Return only the lines from the top of the data down to the one that holds "x_minor = [25, 35, 45, 55, 65, 75, 85]", both included, without any pictures.

· · · · · · ·

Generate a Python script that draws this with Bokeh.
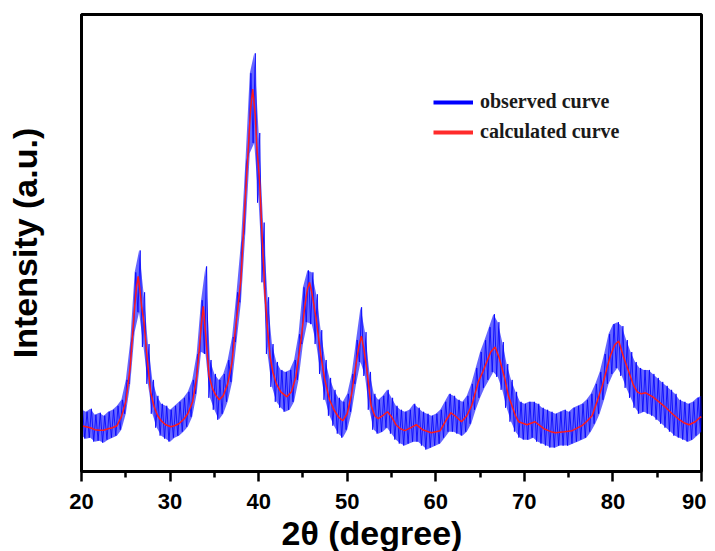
from bokeh.plotting import figure
from bokeh.models import Range1d, FixedTicker, Legend, LegendItem, Title
from bokeh.embed import file_html
from bokeh.resources import INLINE

# ---------------- data ----------------
x_ticks = [20, 30, 40, 50, 60, 70, 80, 90]
x_minor = [25, 35, 45, 55, 65, 75, 85]

# calculated (fitted) curve
calc_2theta = [
    20.0, 20.5, 21.0, 21.5, 22.0, 22.5, 23.0, 23.5, 24.0, 24.5,
    25.0, 25.5, 25.75, 26.0, 26.2, 26.4, 26.6, 26.8, 27.05, 27.4,
    27.8, 28.2, 28.6, 29.0, 29.5, 30.1, 30.5, 31.0, 31.6, 32.0,
    32.55, 33.0, 33.3, 33.5, 33.75, 34.0, 34.4, 34.8, 35.2, 35.55,
    36.0, 36.5, 37.0, 37.25, 37.6, 38.0, 38.4, 38.8, 39.1, 39.33,
    39.6, 39.8, 40.1, 40.45, 40.7, 41.0, 41.3, 41.6, 42.0, 42.5,
    43.2, 43.7, 44.2, 44.8, 45.2, 45.5, 45.75, 46.0, 46.5, 47.0,
    47.45, 48.0, 48.5, 49.0, 49.5, 50.0, 50.5, 51.0, 51.3, 51.6,
    51.9, 52.2, 52.7, 53.1, 53.5, 54.0, 54.55, 55.0, 55.5, 56.0,
    56.5, 57.2, 57.8, 58.5, 59.5, 60.5, 61.2, 61.7, 62.3, 62.9,
    63.5, 64.05, 64.8, 65.3, 65.75, 66.2, 66.7, 67.2, 67.8, 68.2,
    68.6, 69.0, 69.35, 70.3, 71.2, 72.2, 73.0, 73.5, 74.5, 75.4,
    76.5, 77.0, 77.65, 78.2, 78.8, 79.3, 79.7, 80.2, 80.65, 81.2,
    81.8, 82.3, 82.75, 83.2, 83.7, 84.5, 85.2, 86.0, 86.7, 87.5,
    88.0, 88.6, 89.3, 89.9, 90.0,
]
calc_intensity = [
    46, 45, 44, 42, 41.5, 41.5, 43, 44, 46, 55,
    70, 105, 136, 165, 185, 196, 182, 165, 150, 115,
    80, 65, 56, 51, 47, 45, 46, 48, 53, 58,
    70, 95, 123, 145, 166, 140, 96, 83, 76, 72,
    76, 88, 110, 133, 160, 193, 260, 320, 365, 384,
    360, 325, 293, 226, 180, 143, 115, 100, 88, 80,
    75, 80, 95, 133, 165, 183, 190, 180, 153, 118,
    93, 72, 62, 55, 51, 58, 78, 108, 125, 136,
    122, 103, 66, 56, 53, 56, 60, 55, 47, 43,
    41, 44, 47, 42, 39, 41, 52, 59, 55, 50,
    56, 66, 90, 100, 110, 120, 125, 113, 93, 76,
    66, 56, 50, 47, 50, 43, 40, 39, 40, 41,
    46, 50, 56, 70, 86, 103, 116, 127, 131, 115,
    100, 87, 80, 78, 79, 75, 70, 64, 58, 52,
    49, 47, 50, 55, 54,
]

# observed curve: noisy trace, upper / lower excursions every 0.5 degree
obs_2theta = [20.0 + 0.5 * i for i in range(141)]
obs_high = [
    62, 60, 63, 57, 59, 56, 60, 62, 66, 72,
    92, 130, 200, 222, 180, 128, 92, 76, 68, 66,
    62, 66, 70, 74, 80, 92, 118, 172, 206, 112,
    98, 92, 98, 112, 135, 180, 230, 310, 400, 420,
    340, 250, 175, 128, 110, 102, 100, 102, 112, 138,
    185, 202, 200, 178, 142, 112, 94, 82, 74, 70,
    78, 98, 132, 165, 140, 100, 78, 72, 76, 82,
    74, 66, 62, 60, 62, 68, 64, 60, 58, 56,
    58, 62, 70, 78, 76, 72, 70, 76, 88, 104,
    120, 132, 145, 158, 150, 130, 108, 92, 80, 70,
    68, 70, 70, 68, 64, 62, 60, 58, 60, 62,
    60, 64, 66, 68, 72, 78, 88, 100, 118, 138,
    148, 150, 146, 132, 120, 110, 104, 102, 102, 98,
    94, 90, 86, 82, 78, 72, 70, 68, 70, 74,
    76,
]
obs_low = [
    36, 33, 34, 30, 31, 29, 32, 34, 36, 42,
    58, 88, 140, 160, 125, 88, 58, 44, 36, 33,
    30, 34, 36, 40, 45, 55, 78, 120, 118, 74,
    62, 52, 58, 70, 90, 130, 170, 240, 320, 330,
    270, 190, 118, 85, 70, 64, 60, 62, 70, 92,
    128, 150, 148, 128, 98, 72, 56, 46, 38, 34,
    42, 60, 88, 110, 96, 62, 42, 38, 40, 44,
    38, 32, 28, 26, 28, 30, 30, 26, 22, 24,
    26, 28, 34, 40, 40, 38, 36, 40, 48, 62,
    74, 84, 92, 100, 95, 82, 64, 50, 40, 34,
    32, 32, 34, 30, 28, 26, 24, 24, 26, 26,
    26, 28, 30, 32, 34, 40, 48, 58, 72, 88,
    98, 104, 96, 84, 74, 64, 58, 60, 58, 56,
    52, 48, 44, 40, 36, 34, 32, 30, 32, 36,
    40,
]

legend_labels = ["observed curve", "calculated curve"]
x_title = "2θ (degree)"
y_title = "Intensity (a.u.)"

# ---------------- figure ----------------
p = figure(width=706, height=551, output_backend="svg", toolbar_location=None,
           x_range=Range1d(20, 90), y_range=Range1d(0, 459),
           min_border_left=81, min_border_right=5, min_border_top=14,
           min_border_bottom=78)
p.grid.visible = False
p.background_fill_color = "white"
p.border_fill_color = "white"
p.outline_line_color = "black"
p.outline_line_width = 3

# observed: dense noisy band + zigzag strokes between excursions
p.varea(x=obs_2theta, y1=obs_low, y2=obs_high, fill_color="#0000ff", fill_alpha=0.6)
zig_x, zig_y = [], []
for t, lo, hi in zip(obs_2theta, obs_low, obs_high):
    zig_x.extend([t - 0.125, t + 0.125])
    zig_y.extend([lo, hi])
p.line(zig_x, zig_y, line_color="#0000ff", line_width=0.9, line_alpha=0.9)

# calculated
p.line(calc_2theta, calc_intensity, line_color="#ff1a1a", line_width=1.5)

# legend sample lines (single-point proxies, nothing visible in the plot)
r_obs = p.line(calc_2theta[:1], calc_intensity[:1], line_color="#0000ff", line_width=4)
r_calc = p.line(calc_2theta[:1], calc_intensity[:1], line_color="#ff2b2b", line_width=4)
legend = Legend(items=[LegendItem(label=legend_labels[0], renderers=[r_obs]),
                       LegendItem(label=legend_labels[1], renderers=[r_calc])],
                location=(352, 328), orientation="vertical")
legend.background_fill_alpha = 0
legend.border_line_color = None
legend.glyph_width = 40
legend.glyph_height = 20
legend.label_height = 20
legend.label_standoff = 7
legend.spacing = 7
legend.padding = 0
legend.margin = 0
legend.label_text_font = "Liberation Serif"
legend.label_text_font_style = "bold"
legend.label_text_font_size = "20px"
legend.label_text_color = "#1a1a1a"
p.add_layout(legend)

# x axis
xa = p.xaxis[0]
xa.ticker = FixedTicker(ticks=x_ticks, minor_ticks=x_minor)
xa.axis_line_width = 3
xa.major_tick_line_width = 2.5
xa.minor_tick_line_width = 2.5
xa.major_tick_out = 10
xa.major_tick_in = 0
xa.minor_tick_out = 6
xa.minor_tick_in = 0
xa.major_label_standoff = 12
xa.major_label_text_font = "Liberation Sans"
xa.major_label_text_font_style = "bold"
xa.major_label_text_font_size = "22px"
xa.major_label_text_color = "black"

# x title, set a little left of centre as in the original
xt = Title(text=x_title, align="left", offset=200, standoff=0,
           text_font="Liberation Sans", text_font_style="bold",
           text_font_size="34px", text_color="black")
p.add_layout(xt, "below")

# y axis
ya = p.yaxis[0]
ya.ticker = FixedTicker(ticks=[])
ya.axis_line_width = 3
ya.major_tick_out = 0
ya.major_tick_in = 0
ya.minor_tick_out = 0
ya.minor_tick_in = 0
ya.major_label_text_font_size = "0px"
ya.axis_label = y_title
ya.axis_label_text_font = "Liberation Sans"
ya.axis_label_text_font_style = "bold"
ya.axis_label_text_font_size = "34px"
ya.axis_label_text_color = "black"
ya.axis_label_standoff = 38

open("out.html", "w").write(file_html(p, INLINE))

· · · · · · ·

- **Task result**:
Generate a Python script that draws this with Bokeh.
from bokeh.plotting import figure
from bokeh.models import Range1d, FixedTicker, Legend, LegendItem, Title
from bokeh.embed import file_html
from bokeh.resources import INLINE

# ---------------- data ----------------
x_ticks = [20, 30, 40, 50, 60, 70, 80, 90]
x_minor = [25, 35, 45, 55, 65, 75, 85]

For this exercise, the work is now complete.